ALBUQUERQUE, N.M. (KRQE) – A program intended to help kids, has become a point of controversy for two public agencies in our state. The Bernalillo County Sheriff’s Office said it has been doing welfare checks at student’s houses who aren’t showing up for virtual classes, getting tips from educators on who is skipping. However, Albuquerque Public Schools said that is against district policy.

It sounded like a good idea. “This is supposed to be a proactive effort to encourage parents to get kids online or back into that virtual environment,” Sgt. Amy Dudewicz with BCSO said.

Last week, the Bernalillo County Sheriff’s Office announced Operation Educational Encouragement. Deputies are going door-to-door to educate parents of children who have not been attending classes. It seemed like APS was on board. “We will have that open communication and dialogue,” Sgt. Dudewicz said at the news conference.

However, APS said the district can’t share information about attendance with law enforcement.
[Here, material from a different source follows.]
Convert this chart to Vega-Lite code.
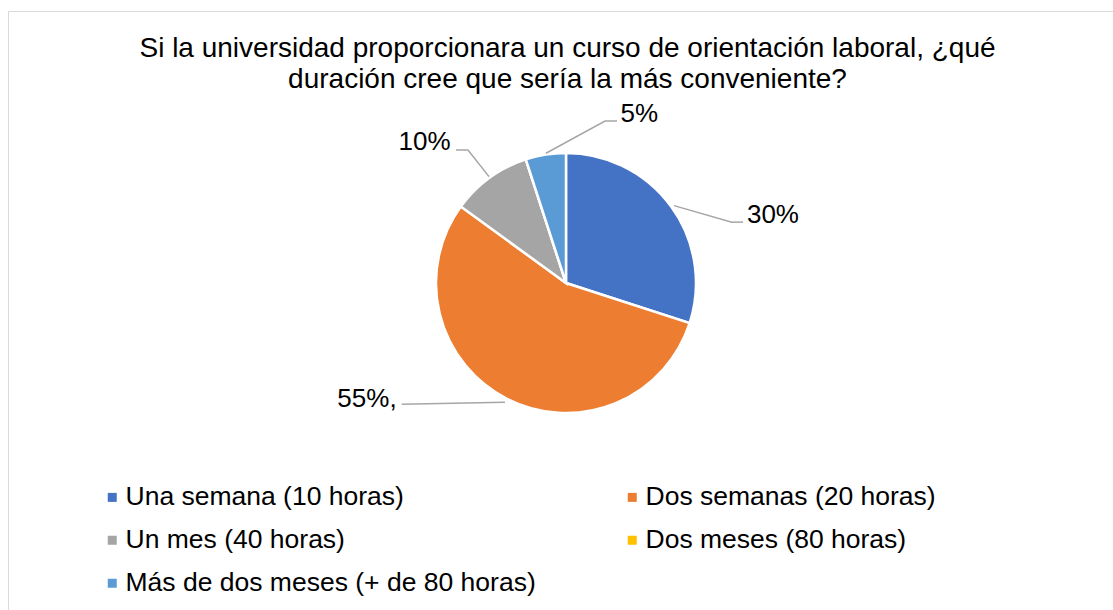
{
  "$schema": "https://vega.github.io/schema/vega-lite/v6.json",
  "width": 1105,
  "height": 599,
  "autosize": {"type": "none"},
  "padding": {"left": 8, "top": 11, "right": 0, "bottom": 0},
  "background": "white",
  "title": {
    "text": ["Si la universidad proporcionara un curso de orientación laboral, ¿qué", "duración cree que sería la más conveniente?"],
    "fontSize": 28,
    "font": "Liberation Sans",
    "fontWeight": "normal",
    "color": "#000000",
    "anchor": "middle",
    "lineHeight": 31,
    "offset": -83,
    "dx": 7
  },
  "datasets": {
    "slices": [
      {"cat": "Una semana (10 horas)", "value": 30, "order": 1},
      {"cat": "Dos semanas (20 horas)", "value": 55, "order": 2},
      {"cat": "Un mes (40 horas)", "value": 10, "order": 3},
      {"cat": "Dos meses (80 horas)", "value": 0, "order": 4},
      {"cat": "Más de dos meses (+ de 80 horas)", "value": 5, "order": 5}
    ],
    "labels": [
      {"label": "30%", "x": 1.592, "y": 0.4615},
      {"label": "55%,", "x": -1.531, "y": -0.9515},
      {"label": "10%", "x": -1.088, "y": 1.023},
      {"label": "5%", "x": 0.564, "y": 1.241}
    ],
    "leaders": [
      {"id": "a", "seq": 1, "x": 0.831, "y": 0.595},
      {"id": "a", "seq": 2, "x": 1.275, "y": 0.467},
      {"id": "a", "seq": 3, "x": 1.362, "y": 0.469},
      {"id": "b", "seq": 1, "x": -0.469, "y": -0.918},
      {"id": "b", "seq": 2, "x": -1.264, "y": -0.933},
      {"id": "c", "seq": 1, "x": -0.592, "y": 0.818},
      {"id": "c", "seq": 2, "x": -0.754, "y": 1.023},
      {"id": "c", "seq": 3, "x": -0.846, "y": 1.023},
      {"id": "d", "seq": 1, "x": -0.154, "y": 0.998},
      {"id": "d", "seq": 2, "x": 0.3, "y": 1.246},
      {"id": "d", "seq": 3, "x": 0.392, "y": 1.246}
    ]
  },
  "layer": [
    {
      "data": {"name": "slices"},
      "mark": {
        "type": "arc",
        "outerRadius": 130,
        "stroke": "white",
        "strokeWidth": 2.5,
        "x": {"expr": "scale('x', 0)"},
        "y": {"expr": "scale('y', 0)"}
      },
      "encoding": {
        "theta": {"field": "value", "type": "quantitative", "stack": true},
        "order": {"field": "order", "type": "quantitative"},
        "color": {
          "field": "cat",
          "type": "nominal",
          "scale": {
            "domain": ["Una semana (10 horas)", "Dos semanas (20 horas)", "Un mes (40 horas)", "Dos meses (80 horas)", "Más de dos meses (+ de 80 horas)"],
            "range": ["#4472C4", "#ED7D31", "#A5A5A5", "#FFC000", "#5B9BD5"]
          },
          "legend": {
            "title": null,
            "orient": "none",
            "direction": "horizontal",
            "legendX": 91,
            "legendY": 473,
            "columns": 2,
            "columnPadding": 83,
            "rowPadding": 16,
            "symbolType": "square",
            "symbolSize": 81,
            "symbolStrokeWidth": 0,
            "labelFontSize": 26.5,
            "labelFont": "Liberation Sans",
            "labelColor": "#000000",
            "labelOffset": 0,
            "labelLimit": 0
          }
        }
      }
    },
    {
      "data": {"name": "leaders"},
      "mark": {"type": "line", "color": "#A6A6A6", "strokeWidth": 1.5},
      "encoding": {
        "x": {"field": "x", "type": "quantitative", "scale": {"domain": [-4.2923, 4.2077], "nice": false, "zero": false}, "axis": null},
        "y": {"field": "y", "type": "quantitative", "scale": {"domain": [-2.5154, 2.0923], "nice": false, "zero": false}, "axis": null},
        "detail": {"field": "id", "type": "nominal"},
        "order": {"field": "seq", "type": "quantitative"}
      }
    },
    {
      "data": {"name": "labels"},
      "mark": {"type": "text", "fontSize": 26, "font": "Liberation Sans", "color": "#000000", "align": "center", "baseline": "alphabetic"},
      "encoding": {
        "x": {"field": "x", "type": "quantitative"},
        "y": {"field": "y", "type": "quantitative"},
        "text": {"field": "label"}
      }
    }
  ],
  "config": {
    "view": {"stroke": "#D9D9D9", "strokeWidth": 1}
  }
}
APS said it is prohibited from releasing any personally identifiable information without parental consent unless it is a case involving abuse or neglect. BCSO claims its APS employees provided this information to them.

“We have a large amount of referrals to our substations and certain districts, specifically from APS teachers, counselors and employees,” BCSO public information coordinator Jayme Fuller said.

APS said that they have no information about counselors sharing this information with law enforcement, and it would be against policy to do so. The district said no one at APS leadership or cabinet-level knew about this operation until the announcement, but BCSO told a different story. “APS was fully aware of the future operation taking place,” Fuller said.

Amid the pushback, KRQE News 13 asked BCSO if they are going to roll the program back. “No,” Fuller said.

“Some of those referrals are coming in as certainly education neglect, but there are concerns from some of these administrators and counselors and things like that about physical neglect or physical abuse and kids are either not being taken care of at all or potentially in an abusive or dangerous situation, and that is correlating to their educational neglect. These referrals might not necessarily be specified to their attendance but well-being in general.”

Several APS school board members said they were also unaware of the operation. One wrote in an email to constituents that they believe the sheriff’s office is ‘acting unilaterally, using the worst possible actions for addressing attendance issues.’

BCSO said they have reached out to APS and the school board for a sit-down meeting to get on the same page.